It is one thing to theorize about the competitive consequences of vertical price-fixing agreements (or resale price maintenance ("RPM")), it is will be quite another to see how these agreements will affect competition and consumers in practice.
RPM agreements are blossoming in the wake of the Supreme Court's 2007 decision in Leegin, which held that they are no longer per se illegal.
The latest example is discussed in a revealing article in FloorBiz.com: Anderson Hardwood Floors has recently (and publicly) adopted a RPM policy, whereby dealers must agree to advertise prices at a minimum selling price. "If an advertiser violates the new policy, the dealer's business relationship with Anderson will be terminated. Also, if any dealer is found selling Anderson products to another retailer not authorized to sell the brand, that dealer's business relationship and license with Anderson will be immediately suspended."
Anderson's COO indicates that the policy allows retailers to focus on selling the product without worrying about price competition: "Retailers will tell you traffic is off so they need to maximize every potential sale that walks in the door. You don't do this by giving profit away and reducing margins..."
Anderson's retailers are reportedly quite happy with the new policy and have embraced their new role as Anderson's eyes on the ground. Anderson's COO reports that the company is receiving several inquiries a week "from the industry in regards to companies violating the policy."
Reading between the lines, it is apparent that the central target of this RPM agreement and others like it is internet-based companies, who can sell at prices that do not include overhead and other costs. Those lower costs turn into lower prices, which undoubtedly help consumers in the short-run. But if they force all brick-and-mortar companies out of business, they may hurt consumers in the long-run. This, in my mind, is the most significant consequence of Leegin - the blow to internet-based retailers. The question is whether this blow will actually help consumers in the long run or not.
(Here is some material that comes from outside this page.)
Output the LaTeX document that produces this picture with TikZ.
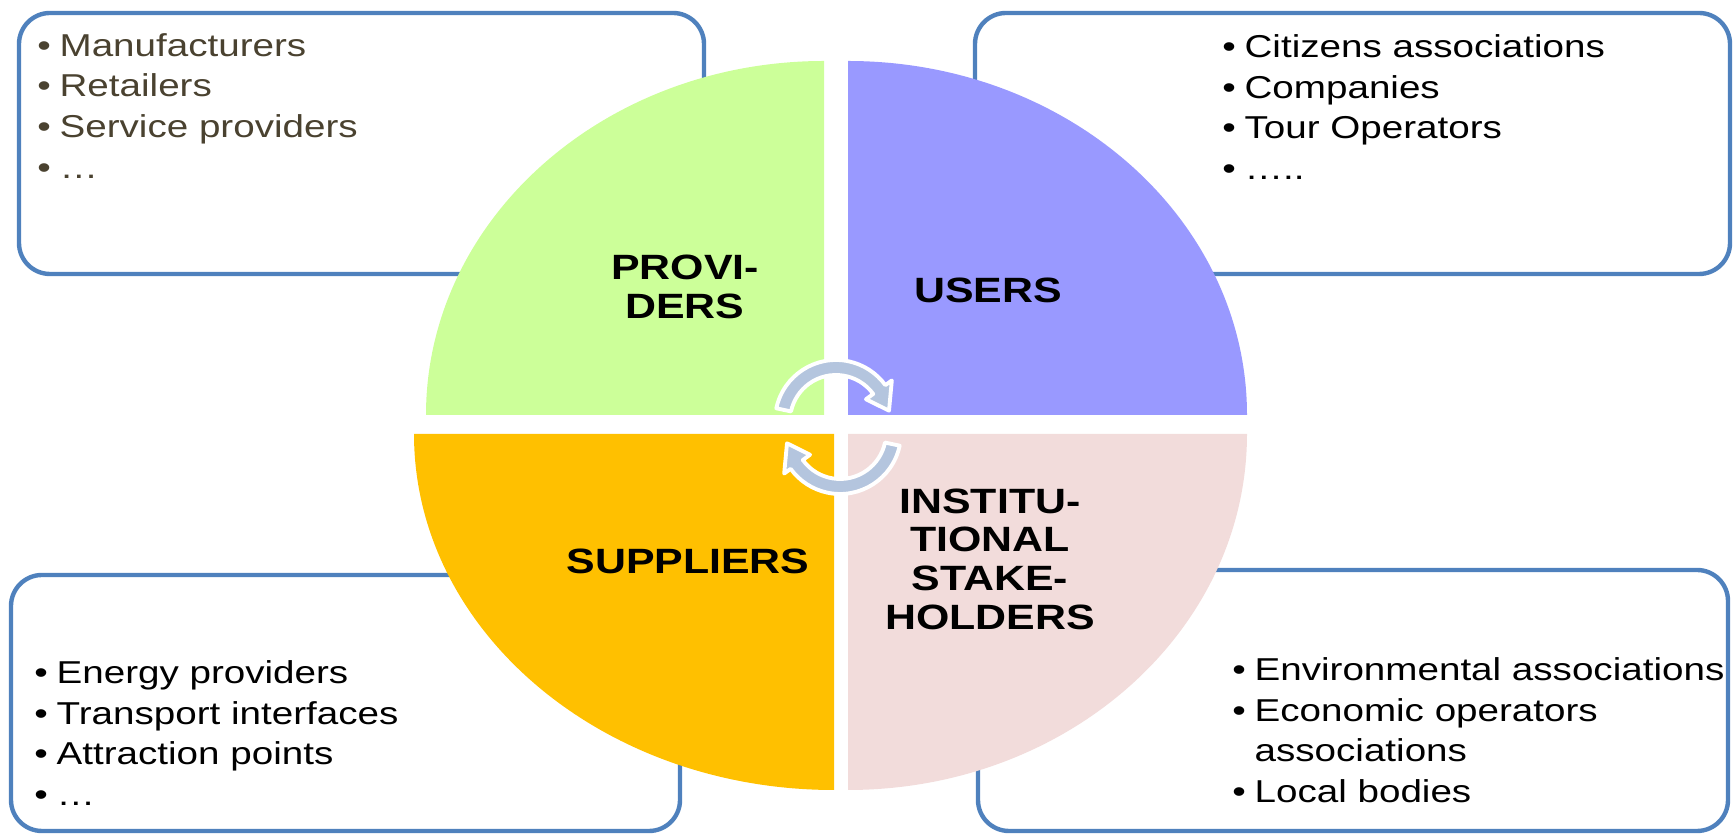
\documentclass[tikz,border=0pt]{standalone}
\usepackage{fontspec}
\setmainfont{Liberation Sans}[FakeStretch=1.22]
\usetikzlibrary{calc}
\definecolor{boxblue}{RGB}{79,129,189}
\definecolor{provgreen}{RGB}{204,255,153}
\definecolor{userblue}{RGB}{153,153,255}
\definecolor{supporange}{RGB}{255,192,0}
\definecolor{instpink}{RGB}{242,220,219}
\definecolor{arrowblue}{RGB}{180,197,222}
\definecolor{provtext}{RGB}{74,66,48}

\begin{document}
\begin{tikzpicture}[listbox/.style={draw=boxblue,line width=2.5pt,rounded corners=0.62cm},
  biglabel/.style={align=center,inner sep=0pt,font=\fontsize{20}{22}\selectfont\bfseries},
  items/.style={align=left,anchor=north west,inner sep=0pt,font=\fontsize{18}{23.2}\selectfont},
  swaparrow/.style={fill=arrowblue,draw=white,line width=2.2pt,line join=round}]
\useasboundingbox (0,0) rectangle (34.66,16.72);
% boxes behind the circle
\draw[listbox] (0.38,11.24) rectangle (14.08,16.46);
\draw[listbox] (19.50,11.24) rectangle (34.60,16.46);
\draw[listbox] (0.22,0.10) rectangle (13.60,5.22);
\draw[listbox] (19.56,0.10) rectangle (34.56,5.32);
% the four quarters
\fill[provgreen] (16.48,8.42) -- ++(-7.96,0) arc[start angle=180,end angle=90,x radius=7.96,y radius=7.08] -- cycle;
\fill[userblue] (16.96,8.42) -- ++(0,7.08) arc[start angle=90,end angle=0,x radius=7.98,y radius=7.08] -- cycle;
\fill[supporange] (16.68,8.04) -- ++(-8.40,0) arc[start angle=180,end angle=270,x radius=8.40,y radius=7.12] -- cycle;
\fill[instpink] (16.96,8.04) -- ++(7.98,0) arc[start angle=0,end angle=-90,x radius=7.98,y radius=7.12] -- cycle;
\node[biglabel] (prov) at (13.70,10.98) {PROVI-\\DERS};
\node[biglabel] (users) at (19.76,10.92) {USERS};
\node[biglabel] (supp) at (13.76,5.50) {SUPPLIERS};
\node[biglabel] (inst) at (19.80,5.54) {INSTITU-\\TIONAL\\STAKE-\\HOLDERS};
% round arrows in the middle
\begin{scope}[shift={(16.72,8.30)}]
  \draw[swaparrow] (168:1.22) arc[start angle=168,end angle=36,radius=1.22] -- (36:1.38) -- (11:1.08) -- (36:0.74) -- (36:0.92) arc[start angle=36,end angle=168,radius=0.92] -- cycle;
\end{scope}
\begin{scope}[shift={(16.80,8.06)},rotate=180]
  \draw[swaparrow] (168:1.22) arc[start angle=168,end angle=36,radius=1.22] -- (36:1.38) -- (11:1.08) -- (36:0.74) -- (36:0.92) arc[start angle=36,end angle=168,radius=0.92] -- cycle;
\end{scope}
% lists
\node[items,text=provtext] (provlist) at (0.74,16.06) {\textbullet\hspace{5pt}Manufacturers\\\textbullet\hspace{5pt}Retailers\\\textbullet\hspace{5pt}Service providers\\\textbullet\hspace{5pt}…};
\node[items] (userlist) at (24.44,16.04) {\textbullet\hspace{5pt}Citizens associations\\\textbullet\hspace{5pt}Companies\\\textbullet\hspace{5pt}Tour Operators\\\textbullet\hspace{5pt}…..};
\node[items] (supplist) at (0.68,3.52) {\textbullet\hspace{5pt}Energy providers\\\textbullet\hspace{5pt}Transport interfaces\\\textbullet\hspace{5pt}Attraction points\\\textbullet\hspace{5pt}…};
\node[items] (instlist) at (24.64,3.58) {\textbullet\hspace{5pt}Environmental associations\\\textbullet\hspace{5pt}Economic operators\\\hphantom{\textbullet}\hspace{5pt}associations\\\textbullet\hspace{5pt}Local bodies};
\end{tikzpicture}
\end{document}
In turn, this suggests a theoretical point about the relationship between economic theory and antitrust doctrine. So often, economic theory and scholarship are presented as supremely modernist endeavors - which stand outside of history and steadily evolve and advance, revealing new truths about the nature of markets and competition. As Exhibit A of this economic modernism, look no further than the recent DOJ Section 2 Report, which bemoans the fact that "stare decisis inhibits courts from routinely correcting errors or updating the law to reflect the latest advances in economic thinking." (pg 17)
Acknowledging the centrality of the conundrum posed by internet-based retailers to the recent embrace of RPM suggests that Leegin overruled Dr. Miles not because courts finally woke up to the truth of the competitive nature of these agreements, which advances in economic scholarship had finally revealed, but that RPM agreements may - or may not - play a specific role in meeting specific competitive challenges in our current markets, as presently constituted.